En frío, con el libreto en la mano, resulta imposible imaginarse a Pavarotti recreándose en el papel de joven conquistador del ejército egipcio. Su espectacular anatomía, cuando está desbordada por el escenario, queda muy lejos de la de los héroes guerreros de las leyendas, pero cuando el tenor interpreta las estrofas que preceden al Celeste Aída se transforma en el heroico Radamés escogido por la diosa para liberar a su pueblo. No es que Pavarotti se haya puesto cachas de repente, no; simplemente ha construido con su voz todos los puentes que caben en la lírica, que son muchos.
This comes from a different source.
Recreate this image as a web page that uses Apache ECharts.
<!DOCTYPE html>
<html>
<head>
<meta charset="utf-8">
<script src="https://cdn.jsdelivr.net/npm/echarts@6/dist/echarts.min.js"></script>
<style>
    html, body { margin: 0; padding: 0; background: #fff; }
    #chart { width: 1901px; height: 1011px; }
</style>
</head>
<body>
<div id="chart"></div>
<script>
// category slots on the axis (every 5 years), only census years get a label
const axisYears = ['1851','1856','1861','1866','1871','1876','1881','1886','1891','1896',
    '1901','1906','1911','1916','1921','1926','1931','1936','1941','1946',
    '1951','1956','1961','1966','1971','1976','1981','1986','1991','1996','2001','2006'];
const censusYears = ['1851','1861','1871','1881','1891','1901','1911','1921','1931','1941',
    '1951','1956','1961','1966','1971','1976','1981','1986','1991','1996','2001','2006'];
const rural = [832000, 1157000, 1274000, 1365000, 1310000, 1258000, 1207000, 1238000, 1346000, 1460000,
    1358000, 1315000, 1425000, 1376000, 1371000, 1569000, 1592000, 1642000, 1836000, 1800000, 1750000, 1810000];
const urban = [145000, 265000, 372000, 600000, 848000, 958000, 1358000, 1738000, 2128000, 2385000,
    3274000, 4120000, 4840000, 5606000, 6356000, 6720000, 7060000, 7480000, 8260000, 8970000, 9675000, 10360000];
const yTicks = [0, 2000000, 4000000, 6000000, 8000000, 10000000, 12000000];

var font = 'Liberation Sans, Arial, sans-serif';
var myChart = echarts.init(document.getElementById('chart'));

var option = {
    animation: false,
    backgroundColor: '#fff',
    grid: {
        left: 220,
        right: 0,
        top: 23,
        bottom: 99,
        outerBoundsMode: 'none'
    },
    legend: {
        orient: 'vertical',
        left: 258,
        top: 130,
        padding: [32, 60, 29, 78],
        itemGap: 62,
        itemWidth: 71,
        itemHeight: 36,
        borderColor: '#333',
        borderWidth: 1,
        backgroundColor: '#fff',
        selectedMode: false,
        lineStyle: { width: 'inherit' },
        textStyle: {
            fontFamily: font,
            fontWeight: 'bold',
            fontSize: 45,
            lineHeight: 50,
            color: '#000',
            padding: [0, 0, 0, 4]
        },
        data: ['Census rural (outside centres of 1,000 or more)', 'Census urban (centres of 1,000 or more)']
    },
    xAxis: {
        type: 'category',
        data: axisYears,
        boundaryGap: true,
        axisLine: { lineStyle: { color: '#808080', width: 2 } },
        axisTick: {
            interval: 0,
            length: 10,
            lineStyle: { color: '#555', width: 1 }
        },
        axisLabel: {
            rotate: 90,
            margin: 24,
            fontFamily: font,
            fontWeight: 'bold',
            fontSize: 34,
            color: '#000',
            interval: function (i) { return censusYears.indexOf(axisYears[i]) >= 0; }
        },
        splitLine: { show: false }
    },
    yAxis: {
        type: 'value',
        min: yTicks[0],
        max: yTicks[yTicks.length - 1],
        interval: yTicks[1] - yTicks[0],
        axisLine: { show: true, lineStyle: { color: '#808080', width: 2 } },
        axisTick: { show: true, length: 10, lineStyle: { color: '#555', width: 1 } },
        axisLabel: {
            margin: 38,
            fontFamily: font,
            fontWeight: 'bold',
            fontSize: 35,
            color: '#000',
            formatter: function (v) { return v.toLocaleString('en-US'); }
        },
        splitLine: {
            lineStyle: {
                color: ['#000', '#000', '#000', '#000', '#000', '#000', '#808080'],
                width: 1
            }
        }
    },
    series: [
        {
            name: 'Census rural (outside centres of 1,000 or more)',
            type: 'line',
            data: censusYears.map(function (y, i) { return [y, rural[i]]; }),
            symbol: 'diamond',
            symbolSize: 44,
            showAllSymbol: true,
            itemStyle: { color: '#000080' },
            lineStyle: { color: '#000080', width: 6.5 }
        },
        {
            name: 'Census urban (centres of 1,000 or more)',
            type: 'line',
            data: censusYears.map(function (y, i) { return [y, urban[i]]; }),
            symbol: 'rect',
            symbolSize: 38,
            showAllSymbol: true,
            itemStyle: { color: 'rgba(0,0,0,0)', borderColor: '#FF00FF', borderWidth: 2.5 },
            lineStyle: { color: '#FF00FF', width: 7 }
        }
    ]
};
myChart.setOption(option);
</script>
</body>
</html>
Esa es la magia de la ópera, que transmite las emociones a través de la voz humana que la canta y no a través del cuerpo que la representa, como creen algunos directores de escena, capaces de sacrificar la voz para realzar el espectáculo visual como si la ópera fuera cine.
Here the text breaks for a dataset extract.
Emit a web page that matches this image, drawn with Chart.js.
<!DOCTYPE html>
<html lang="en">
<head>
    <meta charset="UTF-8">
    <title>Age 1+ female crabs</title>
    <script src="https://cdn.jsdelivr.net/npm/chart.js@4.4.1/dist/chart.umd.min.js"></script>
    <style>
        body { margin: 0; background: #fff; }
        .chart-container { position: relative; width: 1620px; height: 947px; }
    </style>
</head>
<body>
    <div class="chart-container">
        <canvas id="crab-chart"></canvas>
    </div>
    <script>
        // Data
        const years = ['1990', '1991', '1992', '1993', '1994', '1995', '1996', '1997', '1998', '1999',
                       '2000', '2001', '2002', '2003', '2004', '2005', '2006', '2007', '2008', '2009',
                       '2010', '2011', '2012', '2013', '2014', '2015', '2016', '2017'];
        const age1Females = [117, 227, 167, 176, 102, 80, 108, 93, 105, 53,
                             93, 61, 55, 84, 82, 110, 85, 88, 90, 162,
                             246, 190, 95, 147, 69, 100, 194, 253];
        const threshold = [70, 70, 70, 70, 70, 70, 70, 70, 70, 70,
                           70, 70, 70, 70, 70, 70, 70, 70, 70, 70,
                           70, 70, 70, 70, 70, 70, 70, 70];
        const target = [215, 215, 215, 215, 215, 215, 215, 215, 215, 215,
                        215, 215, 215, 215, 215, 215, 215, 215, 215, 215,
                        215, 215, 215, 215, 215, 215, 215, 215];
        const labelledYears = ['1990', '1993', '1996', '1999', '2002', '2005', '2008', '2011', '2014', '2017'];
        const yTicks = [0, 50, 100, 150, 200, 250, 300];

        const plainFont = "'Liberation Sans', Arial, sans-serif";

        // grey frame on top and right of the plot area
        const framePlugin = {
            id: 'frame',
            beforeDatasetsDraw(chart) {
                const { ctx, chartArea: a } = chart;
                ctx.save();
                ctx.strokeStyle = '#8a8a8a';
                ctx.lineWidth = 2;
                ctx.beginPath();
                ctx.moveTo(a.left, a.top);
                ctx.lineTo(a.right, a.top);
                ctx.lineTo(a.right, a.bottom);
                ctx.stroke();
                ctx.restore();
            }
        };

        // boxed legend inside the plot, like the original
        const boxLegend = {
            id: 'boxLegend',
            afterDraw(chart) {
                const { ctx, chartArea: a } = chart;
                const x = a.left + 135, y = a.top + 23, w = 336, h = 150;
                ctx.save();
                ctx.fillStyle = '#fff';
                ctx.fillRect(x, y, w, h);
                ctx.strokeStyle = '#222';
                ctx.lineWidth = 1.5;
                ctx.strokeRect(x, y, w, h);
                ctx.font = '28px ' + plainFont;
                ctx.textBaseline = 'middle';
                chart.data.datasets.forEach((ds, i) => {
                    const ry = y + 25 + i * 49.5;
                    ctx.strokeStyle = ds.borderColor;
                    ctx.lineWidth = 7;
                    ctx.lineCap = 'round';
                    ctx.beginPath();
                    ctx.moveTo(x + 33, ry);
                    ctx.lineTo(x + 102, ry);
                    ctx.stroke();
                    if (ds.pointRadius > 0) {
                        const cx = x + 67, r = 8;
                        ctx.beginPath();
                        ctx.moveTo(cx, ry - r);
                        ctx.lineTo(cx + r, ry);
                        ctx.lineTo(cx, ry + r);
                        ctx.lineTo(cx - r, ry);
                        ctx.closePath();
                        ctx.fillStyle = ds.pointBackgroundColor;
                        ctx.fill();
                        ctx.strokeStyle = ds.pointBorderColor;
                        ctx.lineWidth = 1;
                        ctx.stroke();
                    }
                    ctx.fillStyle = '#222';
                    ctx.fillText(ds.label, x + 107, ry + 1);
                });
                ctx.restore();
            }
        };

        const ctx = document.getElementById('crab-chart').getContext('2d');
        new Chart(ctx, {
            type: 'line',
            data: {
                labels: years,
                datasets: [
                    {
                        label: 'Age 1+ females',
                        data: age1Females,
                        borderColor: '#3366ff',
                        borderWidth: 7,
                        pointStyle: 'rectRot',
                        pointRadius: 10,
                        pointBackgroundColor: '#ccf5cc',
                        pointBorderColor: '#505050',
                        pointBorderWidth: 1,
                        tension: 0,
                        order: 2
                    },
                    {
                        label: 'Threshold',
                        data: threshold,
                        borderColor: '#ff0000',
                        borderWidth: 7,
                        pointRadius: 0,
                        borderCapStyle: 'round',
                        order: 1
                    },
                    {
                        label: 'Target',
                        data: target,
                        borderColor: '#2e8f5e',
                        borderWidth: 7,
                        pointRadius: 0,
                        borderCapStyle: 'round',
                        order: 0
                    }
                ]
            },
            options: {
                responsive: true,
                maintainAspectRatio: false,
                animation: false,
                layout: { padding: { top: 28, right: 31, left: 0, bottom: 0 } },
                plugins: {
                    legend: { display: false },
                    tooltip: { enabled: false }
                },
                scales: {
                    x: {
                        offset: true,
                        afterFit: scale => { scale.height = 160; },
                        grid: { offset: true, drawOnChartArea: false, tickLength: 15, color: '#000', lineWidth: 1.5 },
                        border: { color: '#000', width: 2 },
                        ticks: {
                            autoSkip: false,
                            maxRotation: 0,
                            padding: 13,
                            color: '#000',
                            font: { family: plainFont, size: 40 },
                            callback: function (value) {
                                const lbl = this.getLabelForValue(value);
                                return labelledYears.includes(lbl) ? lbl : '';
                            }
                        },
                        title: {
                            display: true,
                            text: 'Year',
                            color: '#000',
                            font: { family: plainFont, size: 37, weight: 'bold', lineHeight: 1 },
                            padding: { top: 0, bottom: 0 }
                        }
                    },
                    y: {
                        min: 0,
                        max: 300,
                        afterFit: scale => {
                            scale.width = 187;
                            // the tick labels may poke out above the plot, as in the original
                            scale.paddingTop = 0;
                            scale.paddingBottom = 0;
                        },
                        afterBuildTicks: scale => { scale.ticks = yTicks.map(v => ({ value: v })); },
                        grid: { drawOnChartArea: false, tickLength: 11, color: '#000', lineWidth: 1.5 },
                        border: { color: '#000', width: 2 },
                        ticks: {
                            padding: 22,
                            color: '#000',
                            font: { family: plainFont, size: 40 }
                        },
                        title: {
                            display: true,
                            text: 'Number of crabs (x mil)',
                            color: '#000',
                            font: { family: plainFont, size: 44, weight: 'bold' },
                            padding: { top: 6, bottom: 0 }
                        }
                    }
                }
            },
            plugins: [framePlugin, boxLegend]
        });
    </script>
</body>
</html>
El director de escena de la Opera de Londres acaba de despedir a la soprano norteamericana Deborah Voigt por exceso de peso para representar la Ariadne auf Naxos , de Richard Strauss. Dice que la Voigt está muy gorda, y que el vestido y la escenografía que había previsto no hacen creíble su papel, como si el público del Convent Garden no supiera que esta mujer es la dueña y señora de ese papel por su potencia vocal y la belleza de su tono. El aspecto visual es importante, claro que lo es; al menos para esos montadores que hacían chistes con las piernas de la Callas: decían que las confundían con las de los elefantes que intervenían en Aída . Pero sólo un idiota habría despedido a la Callas o a Pavarotti por gordos.